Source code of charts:

⁂

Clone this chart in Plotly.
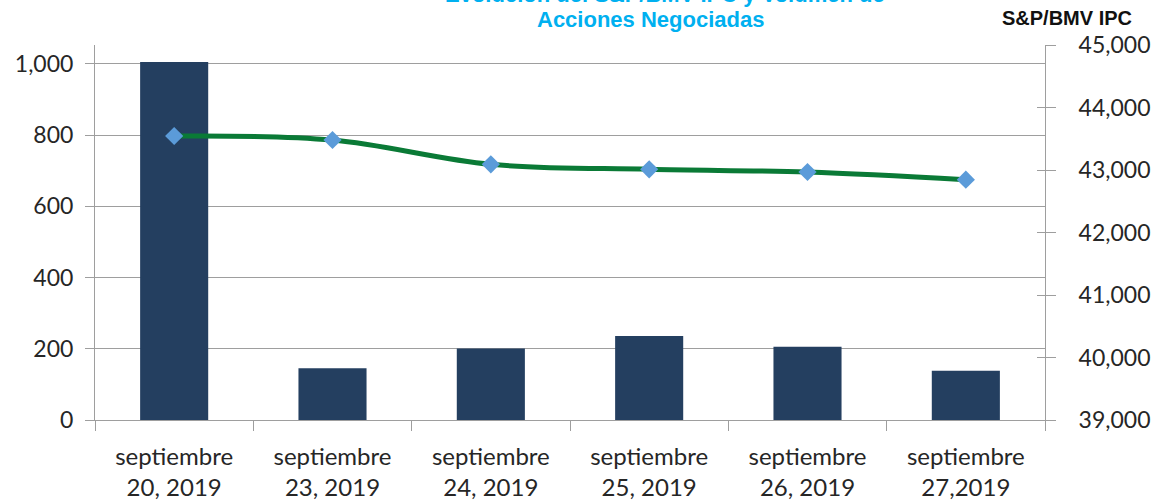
import plotly.graph_objects as go

categories = ["septiembre<br>20, 2019", "septiembre<br>23, 2019", "septiembre<br>24, 2019",
              "septiembre<br>25, 2019", "septiembre<br>26, 2019", "septiembre<br>27,2019"]
volumen = [1005, 145, 201, 236, 206, 138]
ipc = [43544, 43480, 43091, 43011, 42968, 42845]

left_ticks = [0, 200, 400, 600, 800, 1000]
right_ticks = [39000, 40000, 41000, 42000, 43000, 44000, 45000]

W, H = 1152, 502
ML, MR, MT, MB = 95, 107, 45, 82
plot_h = H - MT - MB
plot_w = W - ML - MR

def py(p):
    return (H - MB - p) / plot_h

def px(p):
    return (p - ML) / plot_w

axis_col = "#9E9E9E"
y_font = dict(family="Lato, Carlito, sans-serif", size=23, color="#262626")
x_font = dict(family="Lato, Carlito, sans-serif", size=24, color="#262626")

fig = go.Figure()
fig.add_trace(go.Bar(x=categories, y=volumen, marker=dict(color="#243F60", line=dict(width=0)),
                     width=0.43, yaxis="y", showlegend=False))
fig.add_trace(go.Scatter(x=categories, y=ipc, yaxis="y2", mode="lines+markers",
                         line=dict(color="#0A7A36", width=5, shape="spline", smoothing=1.0),
                         marker=dict(symbol="diamond", size=14, color="#5B9BD9",
                                     line=dict(width=0)),
                         showlegend=False))
fig.add_trace(go.Scatter(x=categories, y=ipc, yaxis="y3", mode="lines",
                         line=dict(width=0), opacity=0, hoverinfo="skip", showlegend=False))

fig.update_layout(
    width=W, height=H,
    margin=dict(l=ML, r=MR, t=MT, b=MB, autoexpand=False),
    paper_bgcolor="white", plot_bgcolor="white",
    bargap=0.57,
    xaxis=dict(type="category", range=[-0.5, 5.5], showline=True, linecolor=axis_col, linewidth=1,
               ticks="outside", ticklen=10, tickcolor=axis_col, tickson="boundaries",
               showgrid=False, tickfont=x_font, ticklabelstandoff=15, automargin=False),
    yaxis=dict(range=[0, 1053], tickvals=left_ticks, tickformat=",", showline=True,
               linecolor=axis_col, linewidth=1, ticks="outside", ticklen=9, tickcolor=axis_col,
               showgrid=True, gridcolor=axis_col, gridwidth=1, zeroline=False,
               tickfont=y_font, ticklabelstandoff=7, automargin=False),
    yaxis2=dict(range=[39000, 45000], tickvals=right_ticks, tickformat=",", overlaying="y",
                side="right", showline=True, linecolor=axis_col, linewidth=1, ticks="outside",
                ticklen=10, tickcolor=axis_col, showgrid=False, zeroline=False,
                tickfont=y_font, ticklabelstandoff=18, automargin=False),
    yaxis3=dict(range=[39000, 45000], tickvals=right_ticks, overlaying="y", side="right",
                anchor="x", showline=False, ticks="inside", ticklen=8, tickcolor=axis_col,
                showticklabels=False, showgrid=False, zeroline=False, automargin=False),
)

title_font = dict(family="Liberation Sans, Arial, sans-serif", size=22, color="#00B0F0")
fig.add_annotation(text="<b>Evolución del S&P/BMV IPC y Volumen de</b>", xref="paper", yref="paper",
                   x=px(665), y=py(-6), xanchor="center", yanchor="middle", showarrow=False,
                   font=title_font)
fig.add_annotation(text="<b>Acciones Negociadas</b>", xref="paper", yref="paper",
                   x=px(650), y=py(19), xanchor="center", yanchor="middle", showarrow=False,
                   font=title_font)
fig.add_annotation(text="<b>S&P/BMV IPC</b>", xref="paper", yref="paper",
                   x=px(1067), y=py(18), xanchor="center", yanchor="middle", showarrow=False,
                   font=dict(family="Liberation Sans, Arial, sans-serif", size=20, color="#111111"))

fig.write_html("out.html", config={"displayModeBar": False},
               post_script="document.body.style.margin='0';")
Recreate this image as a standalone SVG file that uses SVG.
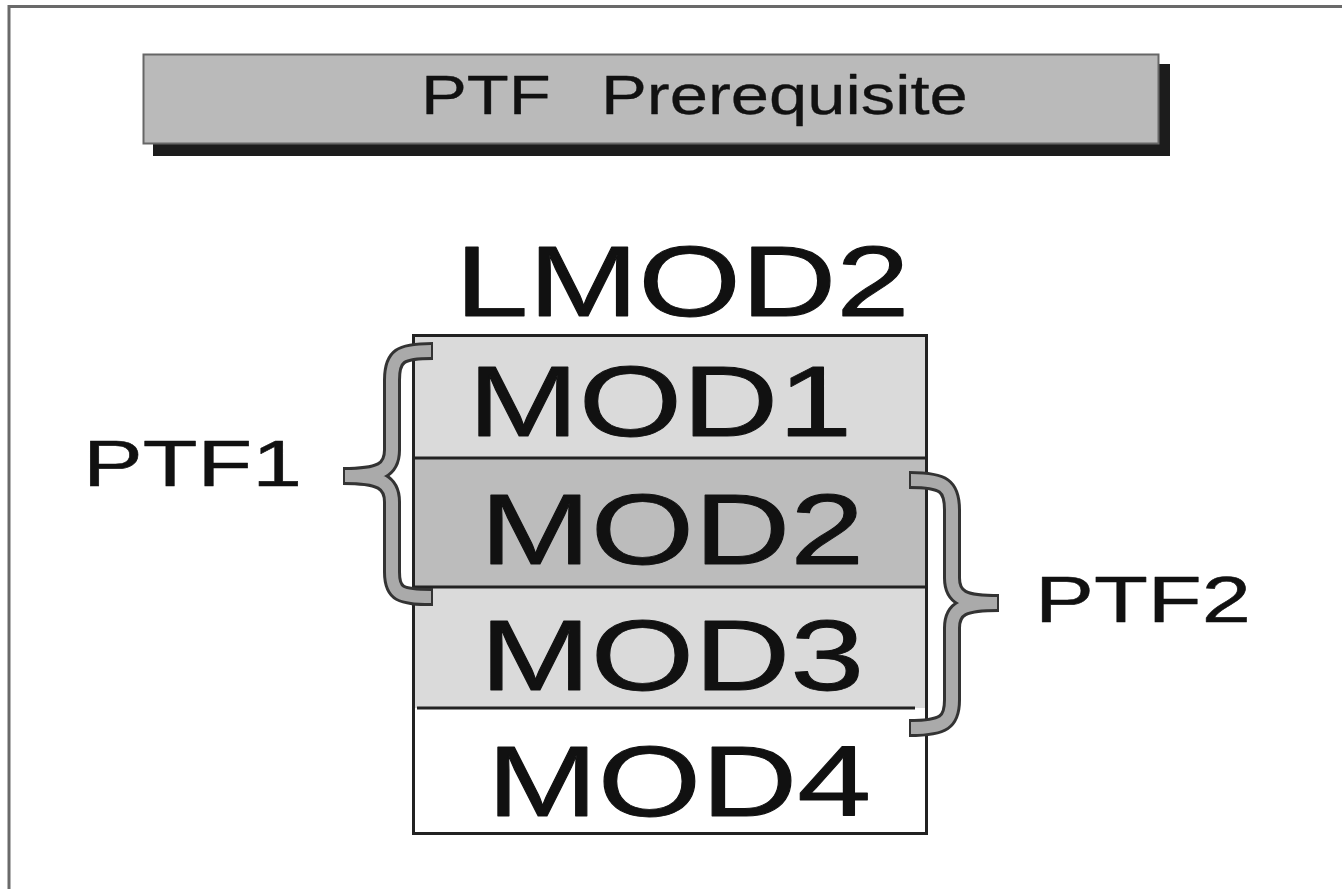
<svg xmlns="http://www.w3.org/2000/svg" width="1342" height="889" viewBox="0 0 1342 889">
<style>
.t{font-family:"Liberation Sans",Arial,sans-serif;fill:#111;stroke:#111;stroke-linejoin:round}
.big{font-size:100px;stroke-width:0.9}
.mid{font-size:64px;stroke-width:0.5}
.ttl{font-size:55px;stroke-width:0.3}
.row{stroke:#222;stroke-width:3}
.brO{fill:none;stroke:#333;stroke-width:18}
.brI{fill:none;stroke:#aaa;stroke-width:12}
</style>
<rect x="0" y="0" width="1342" height="889" fill="#fff"/>
<g id="frame" fill="none" stroke="#6a6a6a" stroke-width="3">
  <path d="M9,889 V6.5 H1342"/>
</g>
<g id="title">
  <rect x="153" y="64" width="1017" height="92" fill="#1c1c1c"/>
  <rect x="143.5" y="54.5" width="1015" height="89" fill="#bababa" stroke="#666" stroke-width="2"/>
  <text class="t ttl" transform="translate(421,114) scale(1.25,1)">PTF<tspan x="144">Prerequisite</tspan></text>
</g>
<g id="lmod2">
  <text class="t big" transform="translate(455,316) scale(1.32,1)">LMOD2</text>
</g>
<g id="mod1">
  <rect x="412" y="335" width="516" height="123" fill="#dadada"/>
  <text class="t big" transform="translate(468,436) scale(1.33,1)">MOD1</text>
</g>
<g id="mod2">
  <rect x="412" y="458" width="516" height="129" fill="#bcbcbc"/>
  <text class="t big" transform="translate(480,564) scale(1.33,1)">MOD2</text>
</g>
<g id="mod3">
  <rect x="412" y="587" width="516" height="121" fill="#dadada"/>
  <text class="t big" transform="translate(480,690) scale(1.33,1)">MOD3</text>
</g>
<g id="mod4">
  <rect x="412" y="708" width="516" height="127" fill="#fff"/>
  <text class="t big" transform="translate(487,816) scale(1.33,1)">MOD4</text>
</g>
<g id="box-lines" fill="none">
  <rect x="413.5" y="335.5" width="513" height="498" class="row"/>
  <line x1="413" y1="458" x2="927" y2="458" class="row"/>
  <line x1="413" y1="587" x2="927" y2="587" class="row"/>
  <line x1="417" y1="708" x2="915" y2="708" class="row"/>
</g>
<g id="connectors">
  <g id="ptf1-brace">
    <path class="brO" d="M433,351 C400,351 392,356 392,380 L392,450 C392,470 380,476 343,476 M343,476 C380,476 392,482 392,502 L392,572 C392,594 400,597 433,597"/>
    <path class="brI" d="M431,351 C400,351 392,356 392,380 L392,450 C392,470 380,476 345,476 M345,476 C380,476 392,482 392,502 L392,572 C392,594 400,597 431,597"/>
  </g>
  <g id="ptf2-brace">
    <path class="brO" d="M909,480 C944,480 952,486 952,510 L952,578 C952,598 964,603 999,603 M999,603 C964,603 952,608 952,628 L952,700 C952,722 944,728 909,728"/>
    <path class="brI" d="M911,480 C944,480 952,486 952,510 L952,578 C952,598 964,603 997,603 M997,603 C964,603 952,608 952,628 L952,700 C952,722 944,728 911,728"/>
  </g>
</g>
<g id="ptf1">
  <text class="t mid" transform="translate(83,486) scale(1.4,1)">PTF1</text>
</g>
<g id="ptf2">
  <text class="t mid" transform="translate(1035,622) scale(1.38,1)">PTF2</text>
</g>
</svg>
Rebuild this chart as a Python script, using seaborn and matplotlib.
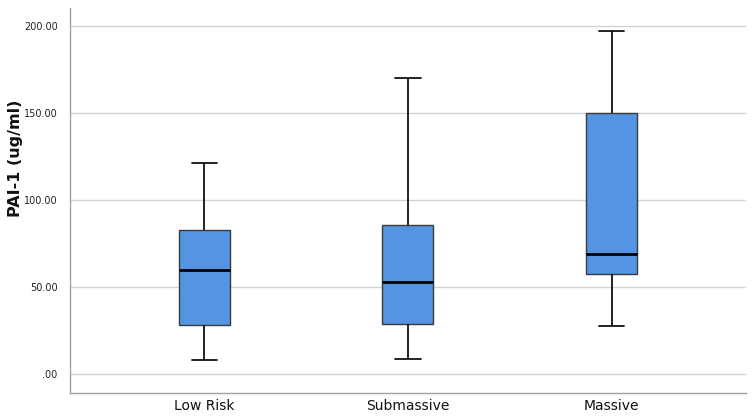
import matplotlib
matplotlib.use("Agg")
import matplotlib.pyplot as plt
import pandas as pd
import seaborn as sns
from matplotlib.ticker import FuncFormatter

# five-number summaries: min, Q1, median, Q3, max
groups = ["Low Risk", "Submassive", "Massive"]
low_risk = [8.0, 27.8, 59.8, 82.4, 121.3]
submassive = [8.4, 28.7, 52.9, 85.6, 170.1]
massive = [27.2, 57.3, 68.8, 149.8, 197.1]
y_ticks = [0, 50, 100, 150, 200]

df = pd.DataFrame({
    "group": [g for g, vals in zip(groups, [low_risk, submassive, massive]) for _ in vals],
    "pai1": low_risk + submassive + massive,
})

sns.set_theme(style="white")
plt.rcParams["font.family"] = ["DejaVu Sans"]

fig = plt.figure(figsize=(7.56, 4.17), dpi=100)
ax = fig.add_axes([0.0926, 0.0576, 0.894, 0.923])

ax.yaxis.grid(True, color="#d2d2d2", linewidth=1.0)
ax.set_axisbelow(True)

sns.boxplot(
    data=df, x="group", y="pai1", order=groups, ax=ax,
    whis=(0, 100), width=0.25, color="#5594e2", saturation=1,
    boxprops=dict(edgecolor="#3a3a3a", linewidth=1.0),
    medianprops=dict(color="black", linewidth=2.0),
    whiskerprops=dict(color="#111111", linewidth=1.3),
    capprops=dict(color="#111111", linewidth=1.3),
    showfliers=False,
)

ax.set_xlim(-0.66, 2.66)
ax.set_ylim(-11, 210)
ax.set_yticks(y_ticks)
ax.yaxis.set_major_formatter(FuncFormatter(lambda v, p: ".00" if v == 0 else f"{v:.2f}"))
ax.tick_params(axis="y", length=0, pad=9, labelsize=7, labelcolor="#222222")
ax.tick_params(axis="x", length=0, pad=4, labelsize=10, labelcolor="#111111")

ax.set_xlabel("")
ax.set_ylabel("PAI-1 (ug/ml)", fontsize=11.5, fontweight="bold", color="#111111")
ax.yaxis.set_label_coords(-0.0695, 0.61)

for side in ["top", "right"]:
    ax.spines[side].set_visible(False)
for side in ["left", "bottom"]:
    ax.spines[side].set_color("#a0a0a0")
    ax.spines[side].set_linewidth(1.0)

fig.savefig("out.png", dpi=100)
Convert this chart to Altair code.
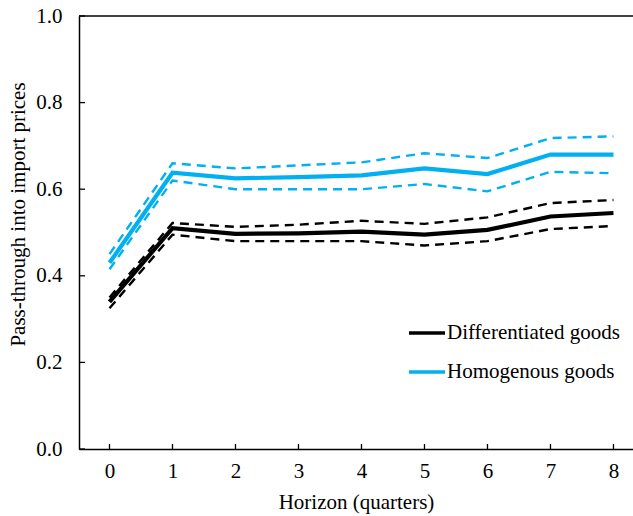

⁂

> **Set task**
Copy the lines above exactly, starting at the one with "Rebuild this chart" and ending at the one with "y_ticks = [0, 50, 100, 150, 200]", both included. Leave out any pictures and add nothing else.

> **Answer to this problem**
Rebuild this chart as a Python script, using seaborn and matplotlib.
import matplotlib
matplotlib.use("Agg")
import matplotlib.pyplot as plt
import pandas as pd
import seaborn as sns
from matplotlib.ticker import FuncFormatter

# five-number summaries: min, Q1, median, Q3, max
groups = ["Low Risk", "Submassive", "Massive"]
low_risk = [8.0, 27.8, 59.8, 82.4, 121.3]
submassive = [8.4, 28.7, 52.9, 85.6, 170.1]
massive = [27.2, 57.3, 68.8, 149.8, 197.1]
y_ticks = [0, 50, 100, 150, 200]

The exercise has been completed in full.